* _SHORT PROBLEM_: Carry none of the pictures over; write out the complete data exactly.

● ● ● ● ●

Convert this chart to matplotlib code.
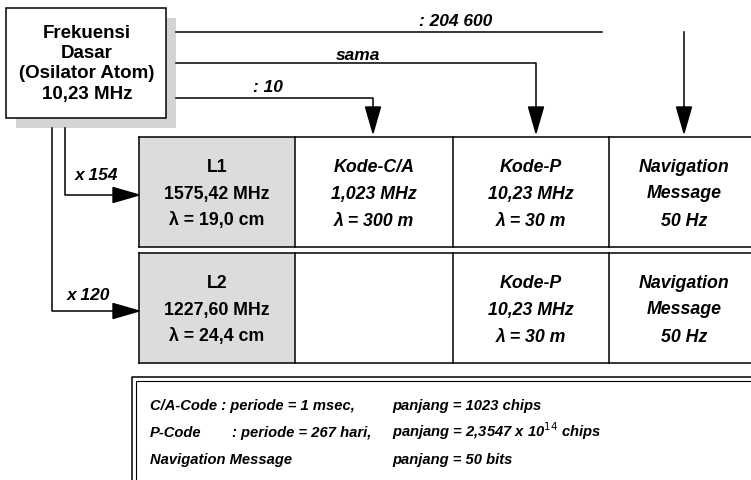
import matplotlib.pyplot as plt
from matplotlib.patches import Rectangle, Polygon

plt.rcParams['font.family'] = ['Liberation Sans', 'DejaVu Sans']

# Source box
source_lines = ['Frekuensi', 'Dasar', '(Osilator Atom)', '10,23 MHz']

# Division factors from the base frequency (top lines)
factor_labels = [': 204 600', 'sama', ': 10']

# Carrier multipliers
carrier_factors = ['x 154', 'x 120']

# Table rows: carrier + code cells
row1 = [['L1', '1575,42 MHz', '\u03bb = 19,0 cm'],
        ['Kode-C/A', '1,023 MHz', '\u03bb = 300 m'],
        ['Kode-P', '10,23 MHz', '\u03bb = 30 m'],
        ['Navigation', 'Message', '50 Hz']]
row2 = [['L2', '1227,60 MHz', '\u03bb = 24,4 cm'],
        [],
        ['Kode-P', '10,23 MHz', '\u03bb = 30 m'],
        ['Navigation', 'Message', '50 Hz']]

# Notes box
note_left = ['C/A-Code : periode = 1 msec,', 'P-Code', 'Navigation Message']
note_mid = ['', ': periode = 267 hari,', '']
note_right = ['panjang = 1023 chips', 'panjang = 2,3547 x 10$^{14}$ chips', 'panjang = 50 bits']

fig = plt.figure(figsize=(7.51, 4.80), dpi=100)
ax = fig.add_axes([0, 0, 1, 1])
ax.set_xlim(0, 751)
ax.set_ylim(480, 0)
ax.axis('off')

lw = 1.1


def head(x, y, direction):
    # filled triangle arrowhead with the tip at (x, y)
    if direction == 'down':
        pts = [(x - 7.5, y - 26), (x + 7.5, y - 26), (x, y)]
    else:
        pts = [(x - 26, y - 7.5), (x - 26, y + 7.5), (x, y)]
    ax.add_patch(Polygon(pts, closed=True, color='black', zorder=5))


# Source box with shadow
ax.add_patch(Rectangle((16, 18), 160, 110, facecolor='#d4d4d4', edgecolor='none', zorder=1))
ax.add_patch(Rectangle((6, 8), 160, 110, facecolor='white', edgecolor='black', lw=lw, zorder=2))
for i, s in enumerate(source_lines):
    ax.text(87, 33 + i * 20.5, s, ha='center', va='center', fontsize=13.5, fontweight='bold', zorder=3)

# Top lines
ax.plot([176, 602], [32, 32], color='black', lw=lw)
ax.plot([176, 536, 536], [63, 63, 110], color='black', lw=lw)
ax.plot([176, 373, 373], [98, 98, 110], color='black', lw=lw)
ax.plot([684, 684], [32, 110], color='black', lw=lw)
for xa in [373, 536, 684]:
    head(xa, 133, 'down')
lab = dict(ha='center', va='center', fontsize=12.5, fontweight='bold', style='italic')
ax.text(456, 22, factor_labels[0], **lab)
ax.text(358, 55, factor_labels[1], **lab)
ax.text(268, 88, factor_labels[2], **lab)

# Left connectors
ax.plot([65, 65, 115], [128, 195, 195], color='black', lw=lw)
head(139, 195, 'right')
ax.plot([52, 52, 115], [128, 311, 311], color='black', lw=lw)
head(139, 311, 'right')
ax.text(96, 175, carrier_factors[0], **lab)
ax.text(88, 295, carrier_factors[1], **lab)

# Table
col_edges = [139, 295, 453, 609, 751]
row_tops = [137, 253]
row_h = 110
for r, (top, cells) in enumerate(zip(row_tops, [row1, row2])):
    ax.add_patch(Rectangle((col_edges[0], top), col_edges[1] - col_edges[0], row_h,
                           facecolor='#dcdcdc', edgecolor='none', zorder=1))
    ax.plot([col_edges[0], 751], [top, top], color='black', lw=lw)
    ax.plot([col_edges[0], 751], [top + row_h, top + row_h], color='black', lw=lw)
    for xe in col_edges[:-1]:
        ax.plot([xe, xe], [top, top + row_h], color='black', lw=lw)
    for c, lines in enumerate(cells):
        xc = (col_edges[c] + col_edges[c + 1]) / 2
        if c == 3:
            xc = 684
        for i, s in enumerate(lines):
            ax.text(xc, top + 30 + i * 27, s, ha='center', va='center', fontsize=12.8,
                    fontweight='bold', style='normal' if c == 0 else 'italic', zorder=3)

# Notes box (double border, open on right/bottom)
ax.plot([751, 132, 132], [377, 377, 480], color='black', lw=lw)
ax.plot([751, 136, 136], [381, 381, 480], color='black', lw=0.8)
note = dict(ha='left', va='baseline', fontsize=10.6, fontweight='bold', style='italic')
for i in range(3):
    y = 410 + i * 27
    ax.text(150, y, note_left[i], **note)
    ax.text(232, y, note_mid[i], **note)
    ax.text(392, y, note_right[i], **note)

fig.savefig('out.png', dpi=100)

● ● ● ● ●

* _TASK OUTPUT_:
Convert this chart to matplotlib code.
import matplotlib.pyplot as plt
from matplotlib.patches import Rectangle, Polygon

plt.rcParams['font.family'] = ['Liberation Sans', 'DejaVu Sans']

# Source box
source_lines = ['Frekuensi', 'Dasar', '(Osilator Atom)', '10,23 MHz']

# Division factors from the base frequency (top lines)
factor_labels = [': 204 600', 'sama', ': 10']

# Carrier multipliers
carrier_factors = ['x 154', 'x 120']

# Table rows: carrier + code cells
row1 = [['L1', '1575,42 MHz', '\u03bb = 19,0 cm'],
        ['Kode-C/A', '1,023 MHz', '\u03bb = 300 m'],
        ['Kode-P', '10,23 MHz', '\u03bb = 30 m'],
        ['Navigation', 'Message', '50 Hz']]
row2 = [['L2', '1227,60 MHz', '\u03bb = 24,4 cm'],
        [],
        ['Kode-P', '10,23 MHz', '\u03bb = 30 m'],
        ['Navigation', 'Message', '50 Hz']]

# Notes box
note_left = ['C/A-Code : periode = 1 msec,', 'P-Code', 'Navigation Message']
note_mid = ['', ': periode = 267 hari,', '']
note_right = ['panjang = 1023 chips', 'panjang = 2,3547 x 10$^{14}$ chips', 'panjang = 50 bits']

fig = plt.figure(figsize=(7.51, 4.80), dpi=100)
ax = fig.add_axes([0, 0, 1, 1])
ax.set_xlim(0, 751)
ax.set_ylim(480, 0)
ax.axis('off')

lw = 1.1


def head(x, y, direction):
    # filled triangle arrowhead with the tip at (x, y)
    if direction == 'down':
        pts = [(x - 7.5, y - 26), (x + 7.5, y - 26), (x, y)]
    else:
        pts = [(x - 26, y - 7.5), (x - 26, y + 7.5), (x, y)]
    ax.add_patch(Polygon(pts, closed=True, color='black', zorder=5))


# Source box with shadow
ax.add_patch(Rectangle((16, 18), 160, 110, facecolor='#d4d4d4', edgecolor='none', zorder=1))
ax.add_patch(Rectangle((6, 8), 160, 110, facecolor='white', edgecolor='black', lw=lw, zorder=2))
for i, s in enumerate(source_lines):
    ax.text(87, 33 + i * 20.5, s, ha='center', va='center', fontsize=13.5, fontweight='bold', zorder=3)

# Top lines
ax.plot([176, 602], [32, 32], color='black', lw=lw)
ax.plot([176, 536, 536], [63, 63, 110], color='black', lw=lw)
ax.plot([176, 373, 373], [98, 98, 110], color='black', lw=lw)
ax.plot([684, 684], [32, 110], color='black', lw=lw)
for xa in [373, 536, 684]:
    head(xa, 133, 'down')
lab = dict(ha='center', va='center', fontsize=12.5, fontweight='bold', style='italic')
ax.text(456, 22, factor_labels[0], **lab)
ax.text(358, 55, factor_labels[1], **lab)
ax.text(268, 88, factor_labels[2], **lab)

# Left connectors
ax.plot([65, 65, 115], [128, 195, 195], color='black', lw=lw)
head(139, 195, 'right')
ax.plot([52, 52, 115], [128, 311, 311], color='black', lw=lw)
head(139, 311, 'right')
ax.text(96, 175, carrier_factors[0], **lab)
ax.text(88, 295, carrier_factors[1], **lab)

# Table
col_edges = [139, 295, 453, 609, 751]
row_tops = [137, 253]
row_h = 110
for r, (top, cells) in enumerate(zip(row_tops, [row1, row2])):
    ax.add_patch(Rectangle((col_edges[0], top), col_edges[1] - col_edges[0], row_h,
                           facecolor='#dcdcdc', edgecolor='none', zorder=1))
    ax.plot([col_edges[0], 751], [top, top], color='black', lw=lw)
    ax.plot([col_edges[0], 751], [top + row_h, top + row_h], color='black', lw=lw)
    for xe in col_edges[:-1]:
        ax.plot([xe, xe], [top, top + row_h], color='black', lw=lw)
    for c, lines in enumerate(cells):
        xc = (col_edges[c] + col_edges[c + 1]) / 2
        if c == 3:
            xc = 684
        for i, s in enumerate(lines):
            ax.text(xc, top + 30 + i * 27, s, ha='center', va='center', fontsize=12.8,
                    fontweight='bold', style='normal' if c == 0 else 'italic', zorder=3)

# Notes box (double border, open on right/bottom)
ax.plot([751, 132, 132], [377, 377, 480], color='black', lw=lw)
ax.plot([751, 136, 136], [381, 381, 480], color='black', lw=0.8)
note = dict(ha='left', va='baseline', fontsize=10.6, fontweight='bold', style='italic')
for i in range(3):
    y = 410 + i * 27
    ax.text(150, y, note_left[i], **note)
    ax.text(232, y, note_mid[i], **note)
    ax.text(392, y, note_right[i], **note)

fig.savefig('out.png', dpi=100)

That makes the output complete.